После того, как идея воплощена, замысел реализован, он существует как имманентный и все же трансцендентный узор, подлежащий произведению. Стоящий за ним, присутствующий в каждой его части и в целом, он одновременно над и по ту сторону произведения, как породивший его гений-хранитель. Произведение как целостность, его поверхность, текстура, форма, т.е. то, что в нем, видимо, проступает постепенно, находит собственное завершение в виде определенного рисунка. Очевидно, описываемый рисунок – то же самое, что божественный логос, понимаемый как слово творения, которое присутствует в каждом божественном создании в мире, но в скрытом виде, потому что Бог, по определению, проявляется лишь в чужом обличье. Рисунок ковра доступен глазу, общий узор произведений Верекера прямо смотрит в лицо любому критику. И одновременно он по необходимости скрыт, видны только его знаки, следы его отсутствия. Короче говоря, этот узор, фигура, есть именно фигура в смысле замещение.
Для этой главной фигуры по всему рассказу рассыпаны разнообразные фигуры второго порядка, своего рода иероглифы: отдельные слова, общий рисунок взаимоотношений между персонажами. Все эти фигуры заново утверждают и подкрепляют старый метафизический парадокс о том, что бок о бок с творческим логосом идет его опровержение: мысль о том, что подлежащий поверхности общий рисунок – всего лишь выдумка, фантазм, результат игры кажущихся и видимых фигуративных элементов. Эти две идеи взаимообусловлены и невозможны друг без друга. Каждая порождает противоположную в чередующемся ритме сопротивления текста прочтению, когда узор и фон постоянно меняются местами.

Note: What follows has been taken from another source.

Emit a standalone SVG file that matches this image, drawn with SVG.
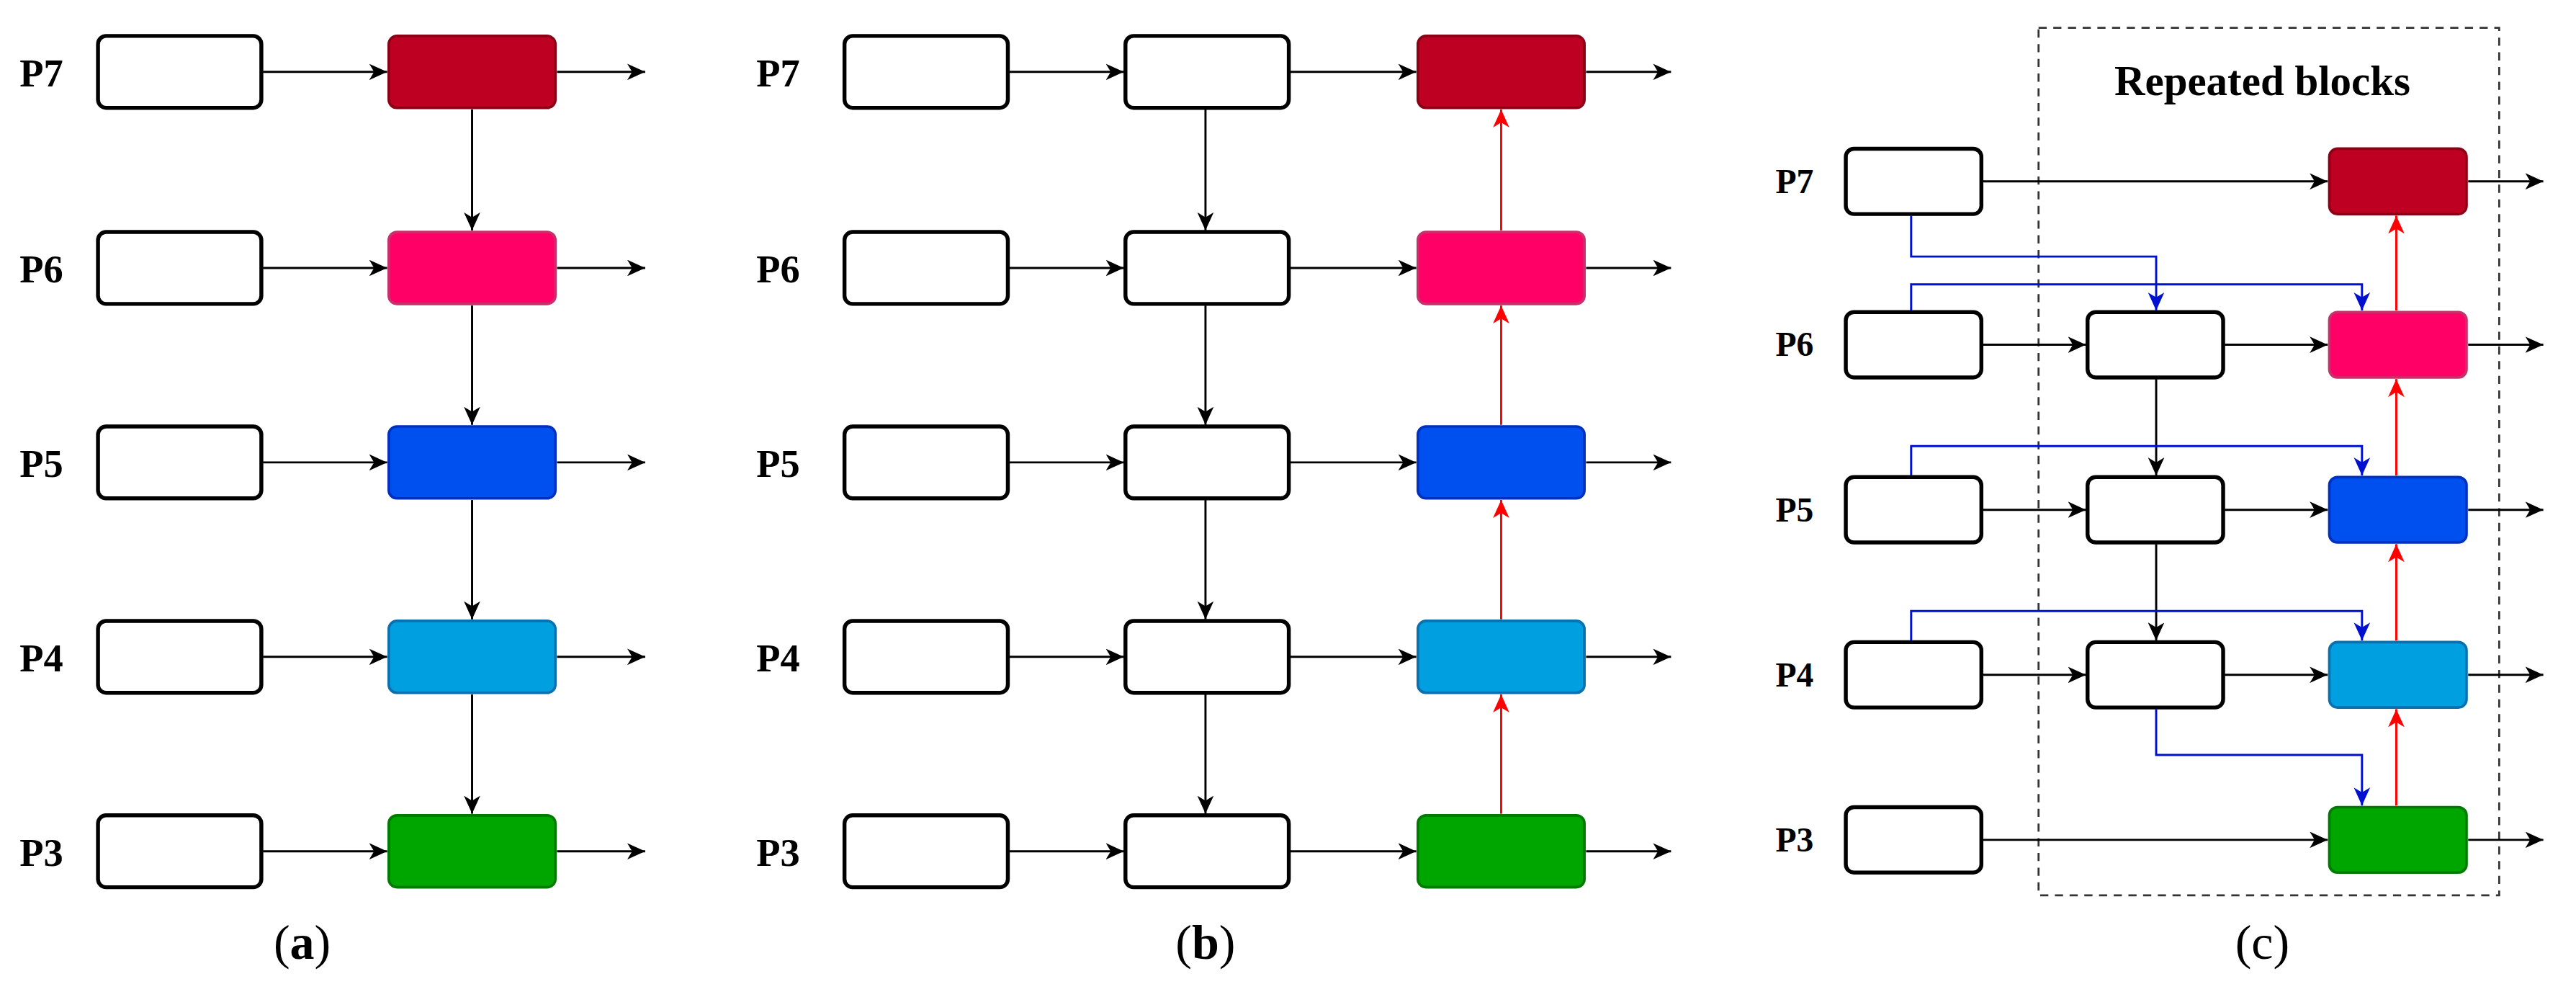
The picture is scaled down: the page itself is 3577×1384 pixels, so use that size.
<svg xmlns="http://www.w3.org/2000/svg" width="3577" height="1384" viewBox="0 0 3577 1384">
<defs>
<style>
.box{fill:#fff;stroke:#000;stroke-width:2.4}
.lbl{font-family:"Liberation Serif","Times New Roman",serif;font-weight:bold;font-size:24px}
.cap{font-family:"Liberation Serif","Times New Roman",serif;font-size:30px}
.k{stroke:#000;stroke-width:1.3;fill:none;marker-end:url(#ak)}
.r{stroke:#ff0000;stroke-width:1.3;fill:none;marker-end:url(#ar)}
.b{stroke:#0010d0;stroke-width:1.3;fill:none;marker-end:url(#ab)}
.c7{fill:#BE0022;stroke:#8B0015;stroke-width:1.6}
.c6{fill:#FF0066;stroke:#C8306A;stroke-width:1.6}
.c5{fill:#0050F0;stroke:#0030C0;stroke-width:1.6}
.c4{fill:#00A0E0;stroke:#0A70B0;stroke-width:1.6}
.c3{fill:#00A600;stroke:#007A00;stroke-width:1.6}
</style>
<marker id="ak" markerUnits="userSpaceOnUse" markerWidth="11" markerHeight="10" viewBox="0 0 11 10" refX="11" refY="5" orient="auto"><path d="M0,0 L11,5 L0,10 L3,5 z" fill="#000"/></marker>
<marker id="ar" markerUnits="userSpaceOnUse" markerWidth="11" markerHeight="10" viewBox="0 0 11 10" refX="11" refY="5" orient="auto"><path d="M0,0 L11,5 L0,10 L3,5 z" fill="#ff0000"/></marker>
<marker id="ab" markerUnits="userSpaceOnUse" markerWidth="11" markerHeight="10" viewBox="0 0 11 10" refX="11" refY="5" orient="auto"><path d="M0,0 L11,5 L0,10 L3,5 z" fill="#0010d0"/></marker>
</defs>
<rect width="3577" height="1384" fill="#fff"/>
<g transform="scale(2.2682)">
<g id="panel-a">
<g id="a-labels" class="lbl"><text x="12" y="53">P7</text><text x="12" y="173">P6</text><text x="12" y="292">P5</text><text x="12" y="411">P4</text><text x="12" y="530">P3</text></g>
<g id="a-in"><rect class="box" x="60" y="22" width="100" height="44" rx="5"/><rect class="box" x="60" y="142" width="100" height="44" rx="5"/><rect class="box" x="60" y="261" width="100" height="44" rx="5"/><rect class="box" x="60" y="380" width="100" height="44" rx="5"/><rect class="box" x="60" y="499" width="100" height="44" rx="5"/></g>
<g id="a-out"><rect class="c7" x="238" y="22" width="102" height="44" rx="5"/><rect class="c6" x="238" y="142" width="102" height="44" rx="5"/><rect class="c5" x="238" y="261" width="102" height="44" rx="5"/><rect class="c4" x="238" y="380" width="102" height="44" rx="5"/><rect class="c3" x="238" y="499" width="102" height="44" rx="5"/></g>
<g id="a-connectors">
<path class="k" d="M161,44H237"/><path class="k" d="M161,164H237"/><path class="k" d="M161,283H237"/><path class="k" d="M161,402H237"/><path class="k" d="M161,521H237"/>
<path class="k" d="M341,44H395"/><path class="k" d="M341,164H395"/><path class="k" d="M341,283H395"/><path class="k" d="M341,402H395"/><path class="k" d="M341,521H395"/>
<path class="k" d="M289,67V141"/><path class="k" d="M289,187V260"/><path class="k" d="M289,306V379"/><path class="k" d="M289,425V498"/>
</g>
<text class="cap" x="185" y="587" text-anchor="middle">(<tspan font-weight="bold">a</tspan>)</text>
</g>
<g id="panel-b">
<g id="b-labels" class="lbl"><text x="463" y="53">P7</text><text x="463" y="173">P6</text><text x="463" y="292">P5</text><text x="463" y="411">P4</text><text x="463" y="530">P3</text></g>
<g id="b-in"><rect class="box" x="517" y="22" width="100" height="44" rx="5"/><rect class="box" x="517" y="142" width="100" height="44" rx="5"/><rect class="box" x="517" y="261" width="100" height="44" rx="5"/><rect class="box" x="517" y="380" width="100" height="44" rx="5"/><rect class="box" x="517" y="499" width="100" height="44" rx="5"/></g>
<g id="b-mid"><rect class="box" x="689" y="22" width="100" height="44" rx="5"/><rect class="box" x="689" y="142" width="100" height="44" rx="5"/><rect class="box" x="689" y="261" width="100" height="44" rx="5"/><rect class="box" x="689" y="380" width="100" height="44" rx="5"/><rect class="box" x="689" y="499" width="100" height="44" rx="5"/></g>
<g id="b-out"><rect class="c7" x="868" y="22" width="102" height="44" rx="5"/><rect class="c6" x="868" y="142" width="102" height="44" rx="5"/><rect class="c5" x="868" y="261" width="102" height="44" rx="5"/><rect class="c4" x="868" y="380" width="102" height="44" rx="5"/><rect class="c3" x="868" y="499" width="102" height="44" rx="5"/></g>
<g id="b-connectors">
<path class="k" d="M618,44H688"/><path class="k" d="M618,164H688"/><path class="k" d="M618,283H688"/><path class="k" d="M618,402H688"/><path class="k" d="M618,521H688"/>
<path class="k" d="M790,44H867"/><path class="k" d="M790,164H867"/><path class="k" d="M790,283H867"/><path class="k" d="M790,402H867"/><path class="k" d="M790,521H867"/>
<path class="k" d="M971,44H1023"/><path class="k" d="M971,164H1023"/><path class="k" d="M971,283H1023"/><path class="k" d="M971,402H1023"/><path class="k" d="M971,521H1023"/>
<path class="k" d="M738,67V141"/><path class="k" d="M738,187V260"/><path class="k" d="M738,306V379"/><path class="k" d="M738,425V498"/>
<path class="r" d="M919,498V425"/><path class="r" d="M919,379V306"/><path class="r" d="M919,260V187"/><path class="r" d="M919,141V67"/>
</g>
<text class="cap" x="738" y="587" text-anchor="middle">(<tspan font-weight="bold">b</tspan>)</text>
</g>
<g id="panel-c">
<rect id="repeated" x="1248" y="17" width="282" height="531" fill="none" stroke="#333" stroke-width="1.2" stroke-dasharray="5,4"/>
<text class="lbl" x="1385" y="58" text-anchor="middle" style="font-size:26px">Repeated blocks</text>
<g id="c-labels" class="lbl" style="font-size:21px"><text x="1087" y="118">P7</text><text x="1087" y="218">P6</text><text x="1087" y="319">P5</text><text x="1087" y="420">P4</text><text x="1087" y="521">P3</text></g>
<g id="c-in"><rect class="box" x="1130" y="91" width="83" height="40" rx="5"/><rect class="box" x="1130" y="191" width="83" height="40" rx="5"/><rect class="box" x="1130" y="292" width="83" height="40" rx="5"/><rect class="box" x="1130" y="393" width="83" height="40" rx="5"/><rect class="box" x="1130" y="494" width="83" height="40" rx="5"/></g>
<g id="c-mid"><rect class="box" x="1278" y="191" width="83" height="40" rx="5"/><rect class="box" x="1278" y="292" width="83" height="40" rx="5"/><rect class="box" x="1278" y="393" width="83" height="40" rx="5"/></g>
<g id="c-out"><rect class="c7" x="1426" y="91" width="84" height="40" rx="5"/><rect class="c6" x="1426" y="191" width="84" height="40" rx="5"/><rect class="c5" x="1426" y="292" width="84" height="40" rx="5"/><rect class="c4" x="1426" y="393" width="84" height="40" rx="5"/><rect class="c3" x="1426" y="494" width="84" height="40" rx="5"/></g>
<g id="c-connectors">
<path class="k" d="M1214,111H1425"/><path class="k" d="M1214,514H1425"/>
<path class="k" d="M1214,211H1277"/><path class="k" d="M1214,312H1277"/><path class="k" d="M1214,413H1277"/>
<path class="k" d="M1362,211H1425"/><path class="k" d="M1362,312H1425"/><path class="k" d="M1362,413H1425"/>
<path class="k" d="M1511,111H1557"/><path class="k" d="M1511,211H1557"/><path class="k" d="M1511,312H1557"/><path class="k" d="M1511,413H1557"/><path class="k" d="M1511,514H1557"/>
<path class="k" d="M1320,232V291"/><path class="k" d="M1320,333V392"/>
<path class="r" d="M1467,493V434"/><path class="r" d="M1467,392V333"/><path class="r" d="M1467,291V232"/><path class="r" d="M1467,190V132"/>
<path class="b" d="M1170,132V157H1320V190"/>
<path class="b" d="M1170,190V174H1446V190"/>
<path class="b" d="M1170,291V273H1446V291"/>
<path class="b" d="M1170,392V374H1446V392"/>
<path class="b" d="M1320,434V462H1446V493"/>
</g>
<text class="cap" x="1385" y="587" text-anchor="middle">(c)</text>
</g>
</g>
</svg>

Развитие сюжета в «Узоре ковра» составляет цепь восхитительно комических эпизодов, обыгрывающих антиномические возможности логоцентрического образа: он предстает то как внутреннее содержание, то лежит под текстом, то стоит за ним, то вьется как потайная нить, то он чистая поверхность без глубины, иными словами, обман; то он вовсе исчезает, то является пропастью, или роковым соблазном, манит насыщением тех, кто клюнет на его приманку. Эти ключи в рассказе всегда даны в метафорической форме, потому что идея Верекера может быть выражена только в образной, фигуральной форме. Для нее нет прямого выражения, значит, все эти метафоры дают пример все той же фигуры речи, которая уничтожает разницу между прямым и фигуральным значением – катахрезы. Ритм, соотношение или пропорция, мера – рисунок есть идея, замысел, авторская интенция; он субъективен в качестве латентной теоретической возможности, и при этом существует только как объективный, подчеркнуто проявленный образ; внутри, позади, подлежащий тексту; тайный, но обнаженный; это одновременно и почва, и зияние, и рисунок на поверхности почвы; это тайная или кажущаяся нить и одновременно орнамент из бусин, нанизанных на нее, – короче, логос.